- **Given problem**
Word for word, transcribe the lines below and drop the pictures.

[Start of Working data]

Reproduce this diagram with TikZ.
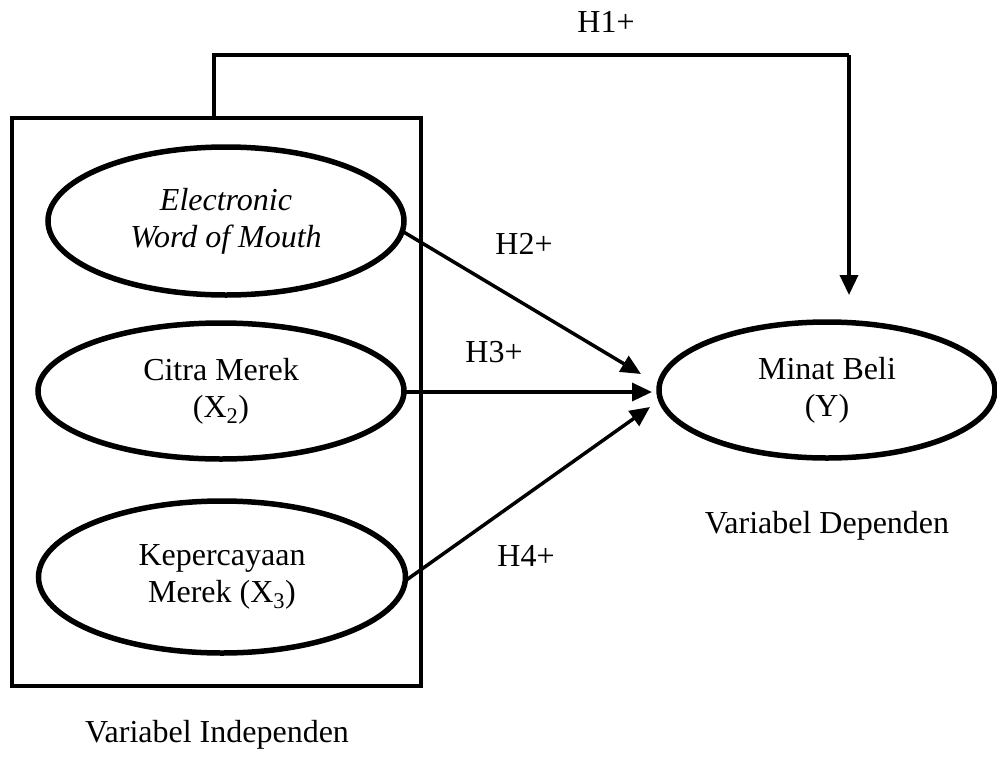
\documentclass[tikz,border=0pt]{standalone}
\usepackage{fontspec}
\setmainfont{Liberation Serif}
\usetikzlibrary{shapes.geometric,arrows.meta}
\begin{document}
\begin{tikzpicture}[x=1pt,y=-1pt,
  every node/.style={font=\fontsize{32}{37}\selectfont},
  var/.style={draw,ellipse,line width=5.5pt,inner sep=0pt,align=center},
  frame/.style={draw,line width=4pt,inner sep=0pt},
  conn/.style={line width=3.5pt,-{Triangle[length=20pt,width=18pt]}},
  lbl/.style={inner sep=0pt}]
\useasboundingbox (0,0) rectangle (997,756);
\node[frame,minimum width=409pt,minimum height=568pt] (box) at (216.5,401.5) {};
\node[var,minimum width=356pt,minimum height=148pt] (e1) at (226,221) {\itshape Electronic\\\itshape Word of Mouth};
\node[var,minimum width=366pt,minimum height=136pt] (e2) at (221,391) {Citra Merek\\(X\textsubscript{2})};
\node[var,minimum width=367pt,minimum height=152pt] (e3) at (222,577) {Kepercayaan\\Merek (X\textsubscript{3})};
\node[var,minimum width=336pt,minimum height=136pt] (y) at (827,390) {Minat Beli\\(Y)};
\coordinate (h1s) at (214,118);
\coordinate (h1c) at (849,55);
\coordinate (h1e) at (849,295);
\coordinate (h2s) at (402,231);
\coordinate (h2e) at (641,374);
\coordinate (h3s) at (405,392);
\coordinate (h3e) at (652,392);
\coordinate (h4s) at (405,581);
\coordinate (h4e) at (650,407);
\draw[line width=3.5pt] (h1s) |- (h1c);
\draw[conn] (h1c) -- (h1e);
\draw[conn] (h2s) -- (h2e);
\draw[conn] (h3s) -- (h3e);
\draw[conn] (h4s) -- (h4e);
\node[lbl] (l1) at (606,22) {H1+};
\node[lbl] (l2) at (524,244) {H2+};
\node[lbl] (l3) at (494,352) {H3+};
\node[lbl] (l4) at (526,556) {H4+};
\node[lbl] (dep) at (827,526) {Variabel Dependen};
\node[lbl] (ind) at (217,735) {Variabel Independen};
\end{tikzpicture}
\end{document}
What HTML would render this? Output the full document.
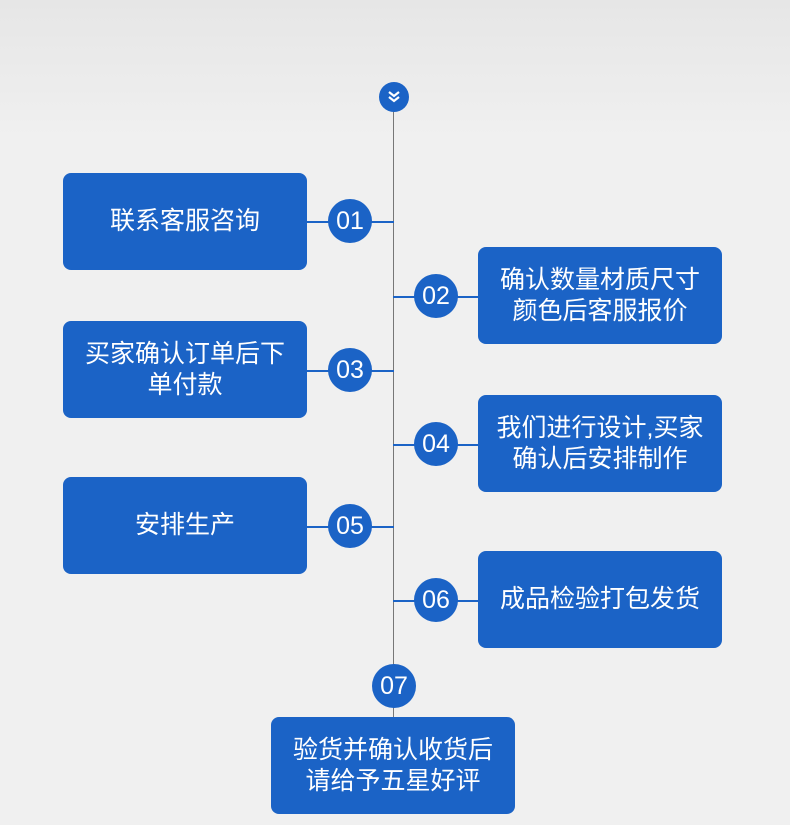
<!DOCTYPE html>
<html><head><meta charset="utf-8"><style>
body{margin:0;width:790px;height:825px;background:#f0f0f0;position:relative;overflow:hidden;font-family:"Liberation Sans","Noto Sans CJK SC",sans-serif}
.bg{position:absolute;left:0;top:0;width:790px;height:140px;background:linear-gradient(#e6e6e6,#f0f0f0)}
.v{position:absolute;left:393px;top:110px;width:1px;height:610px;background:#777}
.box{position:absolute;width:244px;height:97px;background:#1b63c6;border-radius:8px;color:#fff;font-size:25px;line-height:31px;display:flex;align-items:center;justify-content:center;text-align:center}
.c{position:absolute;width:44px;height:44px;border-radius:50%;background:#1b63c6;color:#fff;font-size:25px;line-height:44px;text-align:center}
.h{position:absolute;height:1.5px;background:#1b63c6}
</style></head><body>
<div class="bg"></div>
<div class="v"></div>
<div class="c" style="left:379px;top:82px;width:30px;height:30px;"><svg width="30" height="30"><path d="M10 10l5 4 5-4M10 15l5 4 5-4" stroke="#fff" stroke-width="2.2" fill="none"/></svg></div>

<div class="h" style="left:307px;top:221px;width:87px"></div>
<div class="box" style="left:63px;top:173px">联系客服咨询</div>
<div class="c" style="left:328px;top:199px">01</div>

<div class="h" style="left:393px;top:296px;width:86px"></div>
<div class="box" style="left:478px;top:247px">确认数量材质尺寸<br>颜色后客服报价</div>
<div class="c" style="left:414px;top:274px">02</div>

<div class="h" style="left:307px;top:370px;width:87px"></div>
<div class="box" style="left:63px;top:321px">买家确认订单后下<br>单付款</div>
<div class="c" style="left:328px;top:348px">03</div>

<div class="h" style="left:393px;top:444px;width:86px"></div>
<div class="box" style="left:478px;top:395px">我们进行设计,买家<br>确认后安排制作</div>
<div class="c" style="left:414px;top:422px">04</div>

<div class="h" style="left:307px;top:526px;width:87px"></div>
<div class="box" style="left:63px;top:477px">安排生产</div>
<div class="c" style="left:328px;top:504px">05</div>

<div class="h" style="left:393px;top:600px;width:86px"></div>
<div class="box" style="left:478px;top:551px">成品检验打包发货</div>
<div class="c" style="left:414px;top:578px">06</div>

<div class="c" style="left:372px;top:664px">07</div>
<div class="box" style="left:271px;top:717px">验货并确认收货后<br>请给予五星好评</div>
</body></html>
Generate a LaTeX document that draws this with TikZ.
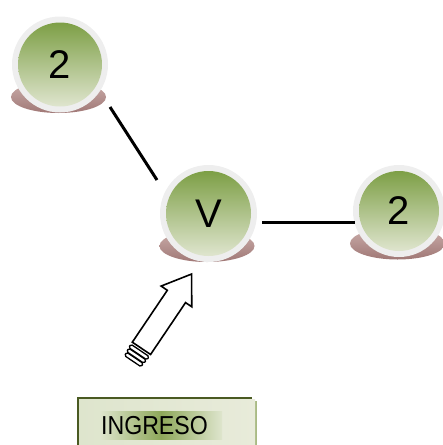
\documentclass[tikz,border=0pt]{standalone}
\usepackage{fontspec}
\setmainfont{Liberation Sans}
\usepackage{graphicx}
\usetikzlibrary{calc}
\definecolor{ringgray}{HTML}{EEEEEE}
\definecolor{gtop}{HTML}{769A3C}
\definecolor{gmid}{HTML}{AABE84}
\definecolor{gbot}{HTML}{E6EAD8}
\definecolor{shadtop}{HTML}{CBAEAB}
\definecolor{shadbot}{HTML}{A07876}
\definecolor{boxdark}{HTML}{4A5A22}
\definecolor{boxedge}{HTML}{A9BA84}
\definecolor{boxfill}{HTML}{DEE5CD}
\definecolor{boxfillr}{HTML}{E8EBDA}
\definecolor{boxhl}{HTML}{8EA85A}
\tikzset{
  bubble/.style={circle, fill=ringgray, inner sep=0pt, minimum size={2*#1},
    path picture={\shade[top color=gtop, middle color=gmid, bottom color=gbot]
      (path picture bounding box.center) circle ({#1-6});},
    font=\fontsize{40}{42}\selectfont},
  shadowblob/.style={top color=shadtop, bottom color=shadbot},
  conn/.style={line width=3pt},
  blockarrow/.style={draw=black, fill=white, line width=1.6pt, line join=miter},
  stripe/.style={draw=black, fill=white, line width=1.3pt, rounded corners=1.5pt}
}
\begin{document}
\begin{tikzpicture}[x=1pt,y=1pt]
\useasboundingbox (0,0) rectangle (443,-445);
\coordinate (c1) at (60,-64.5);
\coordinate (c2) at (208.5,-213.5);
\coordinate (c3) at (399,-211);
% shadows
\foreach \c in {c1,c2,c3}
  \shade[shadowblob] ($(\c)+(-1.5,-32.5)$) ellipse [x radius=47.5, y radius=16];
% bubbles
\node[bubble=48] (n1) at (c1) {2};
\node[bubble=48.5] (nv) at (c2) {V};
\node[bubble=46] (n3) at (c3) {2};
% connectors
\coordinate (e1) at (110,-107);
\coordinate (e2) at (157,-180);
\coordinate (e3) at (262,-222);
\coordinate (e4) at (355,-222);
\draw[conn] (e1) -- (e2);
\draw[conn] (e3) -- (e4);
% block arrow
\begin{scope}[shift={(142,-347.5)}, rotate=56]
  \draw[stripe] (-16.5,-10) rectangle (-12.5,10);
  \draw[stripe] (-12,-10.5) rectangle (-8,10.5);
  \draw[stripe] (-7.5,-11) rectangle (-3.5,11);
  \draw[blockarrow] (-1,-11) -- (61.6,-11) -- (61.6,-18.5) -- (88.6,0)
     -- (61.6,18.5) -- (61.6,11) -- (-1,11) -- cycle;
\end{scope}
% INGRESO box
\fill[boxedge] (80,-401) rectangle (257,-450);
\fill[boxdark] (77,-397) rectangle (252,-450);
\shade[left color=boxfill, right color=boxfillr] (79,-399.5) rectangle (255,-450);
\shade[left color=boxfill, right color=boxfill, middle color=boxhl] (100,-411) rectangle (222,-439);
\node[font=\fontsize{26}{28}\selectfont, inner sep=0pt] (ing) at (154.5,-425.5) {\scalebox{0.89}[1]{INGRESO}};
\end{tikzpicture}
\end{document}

[End of Working data]

- **The solution**
Reproduce this diagram with TikZ.
\documentclass[tikz,border=0pt]{standalone}
\usepackage{fontspec}
\setmainfont{Liberation Serif}
\usetikzlibrary{shapes.geometric,arrows.meta}
\begin{document}
\begin{tikzpicture}[x=1pt,y=-1pt,
  every node/.style={font=\fontsize{32}{37}\selectfont},
  var/.style={draw,ellipse,line width=5.5pt,inner sep=0pt,align=center},
  frame/.style={draw,line width=4pt,inner sep=0pt},
  conn/.style={line width=3.5pt,-{Triangle[length=20pt,width=18pt]}},
  lbl/.style={inner sep=0pt}]
\useasboundingbox (0,0) rectangle (997,756);
\node[frame,minimum width=409pt,minimum height=568pt] (box) at (216.5,401.5) {};
\node[var,minimum width=356pt,minimum height=148pt] (e1) at (226,221) {\itshape Electronic\\\itshape Word of Mouth};
\node[var,minimum width=366pt,minimum height=136pt] (e2) at (221,391) {Citra Merek\\(X\textsubscript{2})};
\node[var,minimum width=367pt,minimum height=152pt] (e3) at (222,577) {Kepercayaan\\Merek (X\textsubscript{3})};
\node[var,minimum width=336pt,minimum height=136pt] (y) at (827,390) {Minat Beli\\(Y)};
\coordinate (h1s) at (214,118);
\coordinate (h1c) at (849,55);
\coordinate (h1e) at (849,295);
\coordinate (h2s) at (402,231);
\coordinate (h2e) at (641,374);
\coordinate (h3s) at (405,392);
\coordinate (h3e) at (652,392);
\coordinate (h4s) at (405,581);
\coordinate (h4e) at (650,407);
\draw[line width=3.5pt] (h1s) |- (h1c);
\draw[conn] (h1c) -- (h1e);
\draw[conn] (h2s) -- (h2e);
\draw[conn] (h3s) -- (h3e);
\draw[conn] (h4s) -- (h4e);
\node[lbl] (l1) at (606,22) {H1+};
\node[lbl] (l2) at (524,244) {H2+};
\node[lbl] (l3) at (494,352) {H3+};
\node[lbl] (l4) at (526,556) {H4+};
\node[lbl] (dep) at (827,526) {Variabel Dependen};
\node[lbl] (ind) at (217,735) {Variabel Independen};
\end{tikzpicture}
\end{document}
What HTML would render this? Output the full document.
<!DOCTYPE html>
<html><head><meta charset="utf-8"><style>
body{margin:0;width:790px;height:825px;background:#f0f0f0;position:relative;overflow:hidden;font-family:"Liberation Sans","Noto Sans CJK SC",sans-serif}
.bg{position:absolute;left:0;top:0;width:790px;height:140px;background:linear-gradient(#e6e6e6,#f0f0f0)}
.v{position:absolute;left:393px;top:110px;width:1px;height:610px;background:#777}
.box{position:absolute;width:244px;height:97px;background:#1b63c6;border-radius:8px;color:#fff;font-size:25px;line-height:31px;display:flex;align-items:center;justify-content:center;text-align:center}
.c{position:absolute;width:44px;height:44px;border-radius:50%;background:#1b63c6;color:#fff;font-size:25px;line-height:44px;text-align:center}
.h{position:absolute;height:1.5px;background:#1b63c6}
</style></head><body>
<div class="bg"></div>
<div class="v"></div>
<div class="c" style="left:379px;top:82px;width:30px;height:30px;"><svg width="30" height="30"><path d="M10 10l5 4 5-4M10 15l5 4 5-4" stroke="#fff" stroke-width="2.2" fill="none"/></svg></div>

<div class="h" style="left:307px;top:221px;width:87px"></div>
<div class="box" style="left:63px;top:173px">联系客服咨询</div>
<div class="c" style="left:328px;top:199px">01</div>

<div class="h" style="left:393px;top:296px;width:86px"></div>
<div class="box" style="left:478px;top:247px">确认数量材质尺寸<br>颜色后客服报价</div>
<div class="c" style="left:414px;top:274px">02</div>

<div class="h" style="left:307px;top:370px;width:87px"></div>
<div class="box" style="left:63px;top:321px">买家确认订单后下<br>单付款</div>
<div class="c" style="left:328px;top:348px">03</div>

<div class="h" style="left:393px;top:444px;width:86px"></div>
<div class="box" style="left:478px;top:395px">我们进行设计,买家<br>确认后安排制作</div>
<div class="c" style="left:414px;top:422px">04</div>

<div class="h" style="left:307px;top:526px;width:87px"></div>
<div class="box" style="left:63px;top:477px">安排生产</div>
<div class="c" style="left:328px;top:504px">05</div>

<div class="h" style="left:393px;top:600px;width:86px"></div>
<div class="box" style="left:478px;top:551px">成品检验打包发货</div>
<div class="c" style="left:414px;top:578px">06</div>

<div class="c" style="left:372px;top:664px">07</div>
<div class="box" style="left:271px;top:717px">验货并确认收货后<br>请给予五星好评</div>
</body></html>
Generate a LaTeX document that draws this with TikZ.
\documentclass[tikz,border=0pt]{standalone}
\usepackage{fontspec}
\setmainfont{Liberation Sans}
\usepackage{graphicx}
\usetikzlibrary{calc}
\definecolor{ringgray}{HTML}{EEEEEE}
\definecolor{gtop}{HTML}{769A3C}
\definecolor{gmid}{HTML}{AABE84}
\definecolor{gbot}{HTML}{E6EAD8}
\definecolor{shadtop}{HTML}{CBAEAB}
\definecolor{shadbot}{HTML}{A07876}
\definecolor{boxdark}{HTML}{4A5A22}
\definecolor{boxedge}{HTML}{A9BA84}
\definecolor{boxfill}{HTML}{DEE5CD}
\definecolor{boxfillr}{HTML}{E8EBDA}
\definecolor{boxhl}{HTML}{8EA85A}
\tikzset{
  bubble/.style={circle, fill=ringgray, inner sep=0pt, minimum size={2*#1},
    path picture={\shade[top color=gtop, middle color=gmid, bottom color=gbot]
      (path picture bounding box.center) circle ({#1-6});},
    font=\fontsize{40}{42}\selectfont},
  shadowblob/.style={top color=shadtop, bottom color=shadbot},
  conn/.style={line width=3pt},
  blockarrow/.style={draw=black, fill=white, line width=1.6pt, line join=miter},
  stripe/.style={draw=black, fill=white, line width=1.3pt, rounded corners=1.5pt}
}
\begin{document}
\begin{tikzpicture}[x=1pt,y=1pt]
\useasboundingbox (0,0) rectangle (443,-445);
\coordinate (c1) at (60,-64.5);
\coordinate (c2) at (208.5,-213.5);
\coordinate (c3) at (399,-211);
% shadows
\foreach \c in {c1,c2,c3}
  \shade[shadowblob] ($(\c)+(-1.5,-32.5)$) ellipse [x radius=47.5, y radius=16];
% bubbles
\node[bubble=48] (n1) at (c1) {2};
\node[bubble=48.5] (nv) at (c2) {V};
\node[bubble=46] (n3) at (c3) {2};
% connectors
\coordinate (e1) at (110,-107);
\coordinate (e2) at (157,-180);
\coordinate (e3) at (262,-222);
\coordinate (e4) at (355,-222);
\draw[conn] (e1) -- (e2);
\draw[conn] (e3) -- (e4);
% block arrow
\begin{scope}[shift={(142,-347.5)}, rotate=56]
  \draw[stripe] (-16.5,-10) rectangle (-12.5,10);
  \draw[stripe] (-12,-10.5) rectangle (-8,10.5);
  \draw[stripe] (-7.5,-11) rectangle (-3.5,11);
  \draw[blockarrow] (-1,-11) -- (61.6,-11) -- (61.6,-18.5) -- (88.6,0)
     -- (61.6,18.5) -- (61.6,11) -- (-1,11) -- cycle;
\end{scope}
% INGRESO box
\fill[boxedge] (80,-401) rectangle (257,-450);
\fill[boxdark] (77,-397) rectangle (252,-450);
\shade[left color=boxfill, right color=boxfillr] (79,-399.5) rectangle (255,-450);
\shade[left color=boxfill, right color=boxfill, middle color=boxhl] (100,-411) rectangle (222,-439);
\node[font=\fontsize{26}{28}\selectfont, inner sep=0pt] (ing) at (154.5,-425.5) {\scalebox{0.89}[1]{INGRESO}};
\end{tikzpicture}
\end{document}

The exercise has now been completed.